Huntington Bancshares:
“Huntington’s solid capital levels, strong credit profile, and leading deposit and liquidity profile have positioned the company to enter this period from a position of strength.”
Truist Financial:
“In a challenging and unique quarter for the banking industry, Truist demonstrated strength and leadership that reflects our diverse business model, granular and relationship-oriented deposit base, and strong capital and liquidity position.”
Fifth Third Banc:
“We have continued to navigate the uncertain economic environment well, including delivering solid deposit outcomes throughout the first quarter. Our results reflect the strength and resiliency of our balance sheet, disciplined credit risk management, and strong and diversified revenue streams.”
Shifting to market sentiment after I highlighted the II data yesterday where the Bulls rose to the highest level since November 2021 and now exceed the Bears by 26 points. This is measuring the mood of the ‘professional investor’ in the newsletter space. The individual investor mood though remains more sober according to AAII. Bulls rose 1.1 pts to 27.2, off the multi month high two weeks ago of 33.3, though off the low post SVB of 19.2. Bears were little changed at 35.1, up .6 pts. It was 48.9 after SVB and as low as 25 in early February. The Neutral category is just off a two month high and that is likely the best way of classifying this investing cohort.

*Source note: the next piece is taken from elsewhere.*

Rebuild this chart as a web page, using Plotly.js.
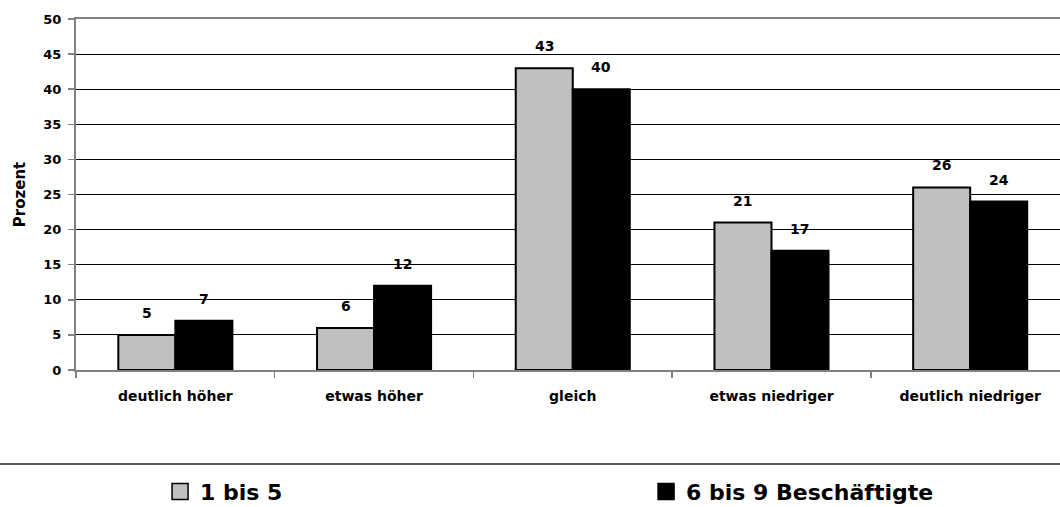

Moving overseas, Taiwan said its March export orders fell a sharp 26% y/o/y, more than the forecast of down almost 19%, led by falls in electronics. This comes as the CFO of Taiwan Semi said today in their earnings call that “Moving into second quarter 2023, we expect our business to continue to be impacted by customers’ further inventory adjustment.”
Japan in contrast saw a 4.3% y/o/y rise in exports in March and was driven by autos as inventories normalize.
In Europe, French business confidence fell 1 pt m/o/m where no change was expected. Declines were seen m/o/m in manufacturing, services and employment and a slight uptick was in retail and with no change in construction. As seen in the chart below, this index is just 1 pt from falling to a 2 yr low.
German PPI in March fell 2.6% m/o/m which was much more than the estimate of down .6%. Prices are still up 7.5% y/o/y but that continues to decelerate as the comps are REALLY tough. In March 2022, PPI was up 31% y/o/y.